Friday, August 14, 2020

On The Two Year Anniversary of My Mother's Passing

The anniversary of mom's passing is upon me. August 14, 2018. It doesn’t seem like it’s been two years since she’s been gone. Sometimes I forget and just feel like she’s home in her bed like she was almost continuously for her last two - three years. 

But most of the time I’m just so keenly aware of her presence; more than when she was alive. I think about her almost everyday now. 

Unfortunately, I am often also reminded as I become aware of my own behavior and reactions degrading into what feels good in the moment of the many attributes of her behavior and reactions that always bothered me and put me off the most . 

She is my constant mirror that I look in almost everyday. She is a part of me and in me in ways I can’t explain. 

**********

For the first few of weeks after returning home from Montana, I felt like I was just winging it through my days with little to no plan. 

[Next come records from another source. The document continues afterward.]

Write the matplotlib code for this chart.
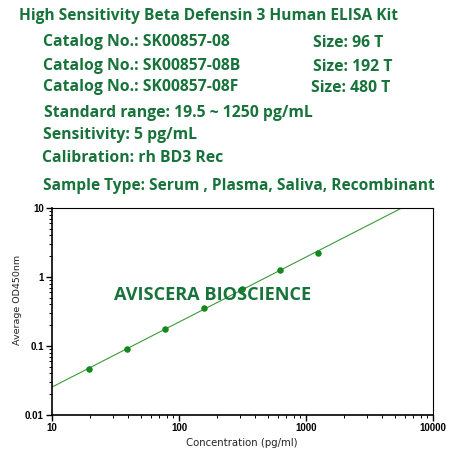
import numpy as np
import matplotlib
matplotlib.use("Agg")
import matplotlib.pyplot as plt
from matplotlib.ticker import LogLocator, NullFormatter, FixedFormatter, FixedLocator

# standard curve readings
conc = [19.5, 39, 78, 156, 312, 625, 1250]
od450 = [0.046, 0.091, 0.176, 0.356, 0.67, 1.28, 2.25]

x_ticks = [10, 100, 1000, 10000]
x_tick_labels = ["10", "100", "1000", "10000"]
y_ticks = [0.01, 0.1, 1, 10]
y_tick_labels = ["0.01", "0.1", "1", "10"]

header_lines = [
    "Catalog No.: SK00857-08",
    "Catalog No.: SK00857-08B",
    "Catalog No.: SK00857-08F",
]
sizes = ["Size: 96 T", "Size: 192 T", "Size: 480 T"]
TXT = "#17733a"
DOT = "#13881c"
LINE = "#3a9a3a"

fig = plt.figure(figsize=(4.5, 4.5), dpi=100)
hfont = dict(family="Open Sans", weight="bold", color=TXT)
FS = 11.3

fig.text(19 / 450, 1 - 16 / 450, "High Sensitivity Beta Defensin 3 Human ELISA Kit",
         fontsize=11.2, va="center", **hfont)
for c, s, sx, sy in zip(header_lines, sizes, [313, 313, 311], [43, 67, 88]):
    fig.text(43 / 450, 1 - (sy - 1) / 450, c, fontsize=FS, va="center", **hfont)
    fig.text(sx / 450, 1 - sy / 450, s, fontsize=FS, va="center", **hfont)
fig.text(44 / 450, 1 - 113 / 450, "Standard range: 19.5 ~ 1250 pg/mL", fontsize=FS, va="center", **hfont)
fig.text(43 / 450, 1 - 135 / 450, "Sensitivity: 5 pg/mL", fontsize=FS, va="center", **hfont)
fig.text(42 / 450, 1 - 158 / 450, "Calibration: rh BD3 Rec", fontsize=FS, va="center", **hfont)
fig.text(43 / 450, 1 - 186 / 450, "Sample Type: Serum , Plasma, Saliva, Recombinant",
         fontsize=11.2, va="center", **hfont)

ax = fig.add_axes([52 / 450, 1 - 415 / 450, (433 - 52) / 450, (415 - 208) / 450])
ax.set_xscale("log")
ax.set_yscale("log")
ax.set_xlim(10, 10000)
ax.set_ylim(0.01, 10)

# log-log linear fit of the standards
k, b = np.polyfit(np.log10(conc), np.log10(od450), 1)
xf = np.logspace(1, 4, 200)
ax.plot(xf, 10 ** (k * np.log10(xf) + b), color=LINE, lw=0.8, zorder=2)
ax.scatter(conc, od450, s=22, color=DOT, zorder=3, linewidths=0)

ax.xaxis.set_major_locator(FixedLocator(x_ticks))
ax.xaxis.set_major_formatter(FixedFormatter(x_tick_labels))
ax.yaxis.set_major_locator(FixedLocator(y_ticks))
ax.yaxis.set_major_formatter(FixedFormatter(y_tick_labels))
ax.xaxis.set_minor_locator(LogLocator(base=10, subs=np.arange(2, 10)))
ax.yaxis.set_minor_locator(LogLocator(base=10, subs=np.arange(2, 10)))
ax.xaxis.set_minor_formatter(NullFormatter())
ax.yaxis.set_minor_formatter(NullFormatter())
ax.tick_params(which="major", direction="out", length=4, width=1, labelsize=7, pad=2)
ax.tick_params(which="minor", direction="out", length=2, width=0.7)
for lab in ax.get_xticklabels() + ax.get_yticklabels():
    lab.set_fontfamily("Liberation Sans")
    lab.set_fontweight("bold")
for sp in ["left", "bottom"]:
    ax.spines[sp].set_linewidth(1.2)
for sp in ["top", "right"]:
    ax.spines[sp].set_linewidth(0.8)

ax.set_xlabel("Concentration (pg/ml)", fontsize=7.3, family="DejaVu Sans", color="#222222")
ax.set_ylabel("Average OD450nm", fontsize=6.8, family="DejaVu Sans", color="#222222")
ax.xaxis.set_label_coords(0.497, -0.111)
ax.yaxis.set_label_coords(-0.079, 0.556)

ax.text(213 / 450, 1 - 295 / 450, "AVISCERA BIOSCIENCE", transform=fig.transFigure,
        ha="center", va="center", fontsize=13.1, **hfont)

fig.savefig("out.png", dpi=100)
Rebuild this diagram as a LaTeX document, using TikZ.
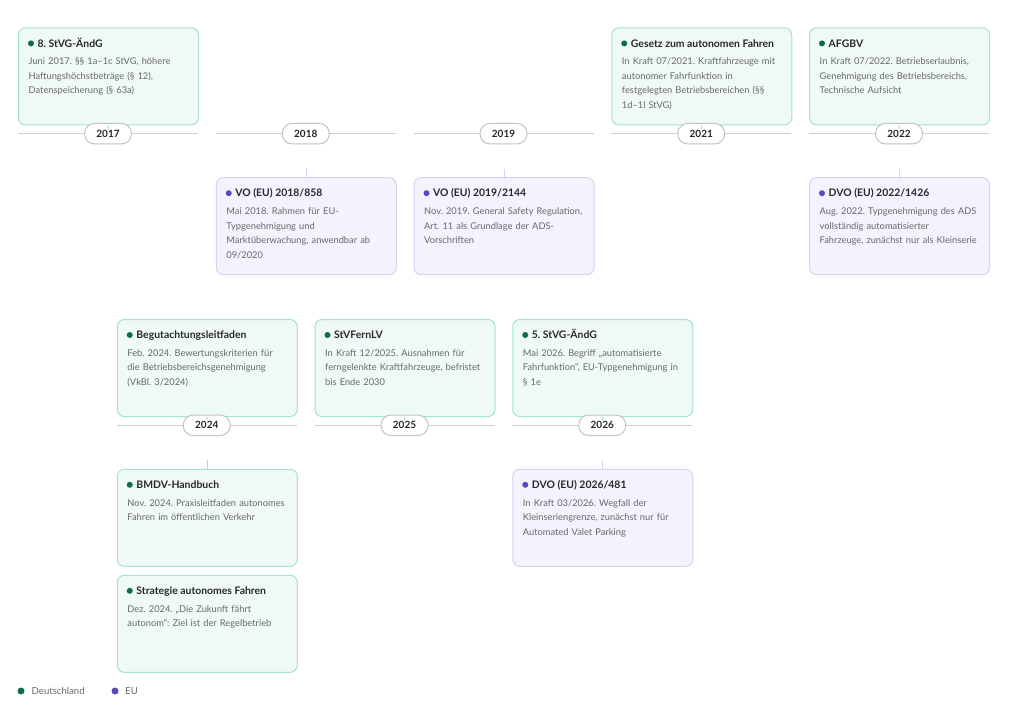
\documentclass[tikz,border=0pt]{standalone}
\usepackage{fontspec}
\setmainfont{Lato}
\frenchspacing
\usetikzlibrary{calc,positioning}
\definecolor{defill}{RGB}{239,249,245}
\definecolor{deborder}{RGB}{163,228,203}
\definecolor{dedot}{RGB}{14,107,78}
\definecolor{eufill}{RGB}{243,242,253}
\definecolor{euborder}{RGB}{214,209,245}
\definecolor{eudot}{RGB}{90,72,192}
\definecolor{axisgray}{RGB}{212,208,200}
\definecolor{pillgray}{RGB}{200,196,186}
\definecolor{titlegray}{RGB}{40,40,40}
\definecolor{bodygray}{RGB}{105,105,105}

\begin{document}
\begin{tikzpicture}[
    x=1pt, y=-1pt,
    card de/.style={draw=deborder, fill=defill, line width=1pt, rounded corners=7pt,
        minimum width=180pt, minimum height=97pt, inner sep=0pt, anchor=north west},
    card eu/.style={card de, draw=euborder, fill=eufill},
    dot de/.style={circle, fill=dedot, minimum size=6pt, inner sep=0pt},
    dot eu/.style={dot de, fill=eudot},
    title/.style={anchor=base west, inner sep=0pt, text=titlegray, font=\fontsize{10.4}{12}\selectfont\bfseries},
    body/.style={anchor=north west, inner sep=0pt, text=bodygray, align=left, text width=172pt,
        font=\fontsize{9.3}{14.5}\selectfont},
    axis/.style={draw=axisgray, line width=1.1pt},
    year/.style={draw=pillgray, fill=white, line width=1pt, rounded corners=10pt,
        minimum width=47pt, minimum height=20.5pt, inner sep=0pt, text=titlegray,
        font=\fontsize{10}{12}\selectfont\bfseries},
    stub de/.style={draw=deborder, line width=1pt},
    stub eu/.style={draw=euborder, line width=1pt},
    legend/.style={anchor=base west, inner sep=0pt, text=bodygray, font=\fontsize{9.6}{11}\selectfont}
]

% Background
\useasboundingbox[fill=white] (0,0) rectangle (1024,712);

% === Row 1: timeline 2017--2022 ===
\draw[axis] (18,133.7) -- (198,133.7);
\draw[axis] (215.75,133.7) -- (395.75,133.7);
\draw[axis] (413.5,133.7) -- (593.5,133.7);
\draw[axis] (611.25,133.7) -- (791.25,133.7);
\draw[axis] (809,133.7) -- (989,133.7);

% 2017
\node[card de] (c2017) at (18,27.4) {};
\node[dot de] at ($(c2017.north west)+(13,16)$) {};
\node[title] at ($(c2017.north west)+(19.5,19.6)$) {8. StVG-ÄndG};
\node[body] at ($(c2017.north west)+(10.5,27)$) {\strut Juni 2017. §§ 1a–1c StVG, höhere\\Haftungshöchstbeträge (§ 12),\\Datenspeicherung (§ 63a)};

% 2018
\node[card eu] (c2018) at (215.75,177.2) {};
\node[dot eu] at ($(c2018.north west)+(13,16)$) {};
\node[title] at ($(c2018.north west)+(19.5,19.6)$) {VO (EU) 2018/858};
\node[body] at ($(c2018.north west)+(10.5,27)$) {\strut Mai 2018. Rahmen für EU-\\Typgenehmigung und\\Marktüberwachung, anwendbar ab\\09/2020};

% 2019
\node[card eu] (c2019) at (413.5,177.2) {};
\node[dot eu] at ($(c2019.north west)+(13,16)$) {};
\node[title] at ($(c2019.north west)+(19.5,19.6)$) {VO (EU) 2019/2144};
\node[body] at ($(c2019.north west)+(10.5,27)$) {\strut Nov. 2019. General Safety Regulation,\\Art. 11 als Grundlage der ADS-\\Vorschriften};

% 2021
\node[card de] (c2021) at (611.25,27.4) {};
\node[dot de] at ($(c2021.north west)+(13,16)$) {};
\node[title] at ($(c2021.north west)+(19.5,19.6)$) {Gesetz zum autonomen Fahren};
\node[body] at ($(c2021.north west)+(10.5,27)$) {\strut In Kraft 07/2021. Kraftfahrzeuge mit\\autonomer Fahrfunktion in\\festgelegten Betriebsbereichen (§§\\1d–1l StVG)};

% 2022
\node[card de] (c2022a) at (809,27.4) {};
\node[dot de] at ($(c2022a.north west)+(13,16)$) {};
\node[title] at ($(c2022a.north west)+(19.5,19.6)$) {AFGBV};
\node[body] at ($(c2022a.north west)+(10.5,27)$) {\strut In Kraft 07/2022. Betriebserlaubnis,\\Genehmigung des Betriebsbereichs,\\Technische Aufsicht};

\node[card eu] (c2022b) at (809,177.2) {};
\node[dot eu] at ($(c2022b.north west)+(13,16)$) {};
\node[title] at ($(c2022b.north west)+(19.5,19.6)$) {DVO (EU) 2022/1426};
\node[body] at ($(c2022b.north west)+(10.5,27)$) {\strut Aug. 2022. Typgenehmigung des ADS\\vollständig automatisierter\\Fahrzeuge, zunächst nur als Kleinserie};

% year pills
\node[year] (p2017) at (108,133.7) {2017};
\node[year] (p2018) at (305.75,133.7) {2018};
\node[year] (p2019) at (503.5,133.7) {2019};
\node[year] (p2021) at (701.25,133.7) {2021};
\node[year] (p2022) at (899,133.7) {2022};

% stubs
\draw[stub de] (c2017.south) -- ($(p2017.north)+(0,6)$);
\draw[stub de] (c2021.south) -- ($(p2021.north)+(0,6)$);
\draw[stub de] (c2022a.south) -- ($(p2022.north)+(0,6)$);
\draw[stub eu] (c2018.north) -- ++(0,-8.6);
\draw[stub eu] (c2019.north) -- ++(0,-8.6);
\draw[stub eu] (c2022b.north) -- ++(0,-8.6);

% === Row 2: timeline 2024--2026 ===
\draw[axis] (116.75,425.3) -- (296.75,425.3);
\draw[axis] (314.5,425.3) -- (494.5,425.3);
\draw[axis] (512.25,425.3) -- (692.25,425.3);

% 2024
\node[card de] (c2024a) at (116.75,319) {};
\node[dot de] at ($(c2024a.north west)+(13,16)$) {};
\node[title] at ($(c2024a.north west)+(19.5,19.6)$) {Begutachtungsleitfaden};
\node[body] at ($(c2024a.north west)+(10.5,27)$) {\strut Feb. 2024. Bewertungskriterien für\\die Betriebsbereichsgenehmigung\\(VkBl. 3/2024)};

\node[card de] (c2024b) at (116.75,468.8) {};
\node[dot de] at ($(c2024b.north west)+(13,16)$) {};
\node[title] at ($(c2024b.north west)+(19.5,19.6)$) {BMDV-Handbuch};
\node[body] at ($(c2024b.north west)+(10.5,27)$) {\strut Nov. 2024. Praxisleitfaden autonomes\\Fahren im öffentlichen Verkehr};

\node[card de] (c2024c) at (116.75,574.8) {};
\node[dot de] at ($(c2024c.north west)+(13,16)$) {};
\node[title] at ($(c2024c.north west)+(19.5,19.6)$) {Strategie autonomes Fahren};
\node[body] at ($(c2024c.north west)+(10.5,27)$) {\strut Dez. 2024. „Die Zukunft fährt\\autonom“: Ziel ist der Regelbetrieb};

% 2025
\node[card de] (c2025) at (314.5,319) {};
\node[dot de] at ($(c2025.north west)+(13,16)$) {};
\node[title] at ($(c2025.north west)+(19.5,19.6)$) {StVFernLV};
\node[body] at ($(c2025.north west)+(10.5,27)$) {\strut In Kraft 12/2025. Ausnahmen für\\ferngelenkte Kraftfahrzeuge, befristet\\bis Ende 2030};

% 2026
\node[card de] (c2026a) at (512.25,319) {};
\node[dot de] at ($(c2026a.north west)+(13,16)$) {};
\node[title] at ($(c2026a.north west)+(19.5,19.6)$) {5. StVG-ÄndG};
\node[body] at ($(c2026a.north west)+(10.5,27)$) {\strut Mai 2026. Begriff „automatisierte\\Fahrfunktion“, EU-Typgenehmigung in\\§ 1e};

\node[card eu] (c2026b) at (512.25,468.8) {};
\node[dot eu] at ($(c2026b.north west)+(13,16)$) {};
\node[title] at ($(c2026b.north west)+(19.5,19.6)$) {DVO (EU) 2026/481};
\node[body] at ($(c2026b.north west)+(10.5,27)$) {\strut In Kraft 03/2026. Wegfall der\\Kleinseriengrenze, zunächst nur für\\Automated Valet Parking};

% year pills
\node[year] (p2024) at (206.75,425.3) {2024};
\node[year] (p2025) at (404.5,425.3) {2025};
\node[year] (p2026) at (602.25,425.3) {2026};

% stubs
\draw[stub de] (c2024a.south) -- ($(p2024.north)+(0,6)$);
\draw[stub de] (c2025.south) -- ($(p2025.north)+(0,6)$);
\draw[stub de] (c2026a.south) -- ($(p2026.north)+(0,6)$);
\draw[stub de] (c2024b.north) -- ++(0,-8.6);
\draw[stub eu] (c2026b.north) -- ++(0,-8.6);

% === Legend ===
\node[dot de, minimum size=7pt] (lde) at (21,691) {};
\node[legend] at (31.5,694.4) {Deutschland};
\node[dot eu, minimum size=7pt] (leu) at (115,691) {};
\node[legend] at (125,694.4) {EU};

\end{tikzpicture}
\end{document}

But the unorganized chaos began to feel out of control at a time when the whole world seems to be getting out of control. I could feel the mood-spiral coming and going. 

I've begun making very detailed lists and schedules again. 

**********

When I get dressed up now, especially for church, I rummage through my mom's oversized costume jewelry box that I inherited. It's full of plastic and colorful baubles, as well as a few pieces of "real" jewelry, items dad gave her for birthdays, anniversaries, or Christmas gifts. Some of the real jewelry she probably picked out herself and some things he picked out for her. 

Her wedding ring. Her gold necklace with the little gold heart.

Week after week when she felt good, she shined. Not only because of her physical beauty, but also her sense of style which included an overt adornment with accessories. 

However, beginning as a teen in protest of not wanting to be like her and thinking her shallow in how much importance she put on these gaudy decorations along with her beauty, I convinced myself to believe less was more and thought myself superior to her because I felt I knew better how to edit my attire.

I've changed.

I now purposely wear long sparkly necklaces or colorful dangly earrings that I've dug out of the jewelry box. Big, in-your-face, costume jewelry has been something I’ve avoided since the 80s, but now I find myself decorating my outfits with it more and more. Not because I feel prettier with it on (in fact I feel very self-conscious), but because I want to remember her in her best light. 

I wear costume jewelry to pay homage to her memory. It reminds me of her happier days; therefore, our happier days.

**********

I’ve been struggling with the decision I made to take Austin out of his special needs school. Last week, I drove the 2 hours over and back to pick up his stander which we usually leave at the school year round since our travels in the summer preclude it’s use anyway. 

It was the last act of separation from a school he attended since he turned 3. My heart is both grieving the end and loss as well as being elated by the thought of something new and not having to deal with the very early mornings, long bus transport, and far away distance from home if an emergency comes up.

**********

My mother-in-law has this enviable relationship with her only daughter. They seem like best friends. They appear to have mutual respect and adoration for one another. 

It's beyond comprehension to me, yet I yearn now to have had that relationship with my mom. 

Adoration. Why didn't I adore her? She deserved respect and adoration. She was my mother, for God's sake! Maybe if I had adored her, she would still be here. 

But it was never meant to be. I wouldn't allow it. And now the missed opportunity hurts like hell.


This is the last picture of me and my mom taken together. I remember feeling awkward saying we should take a selfie together. I'm glad I did it anyway.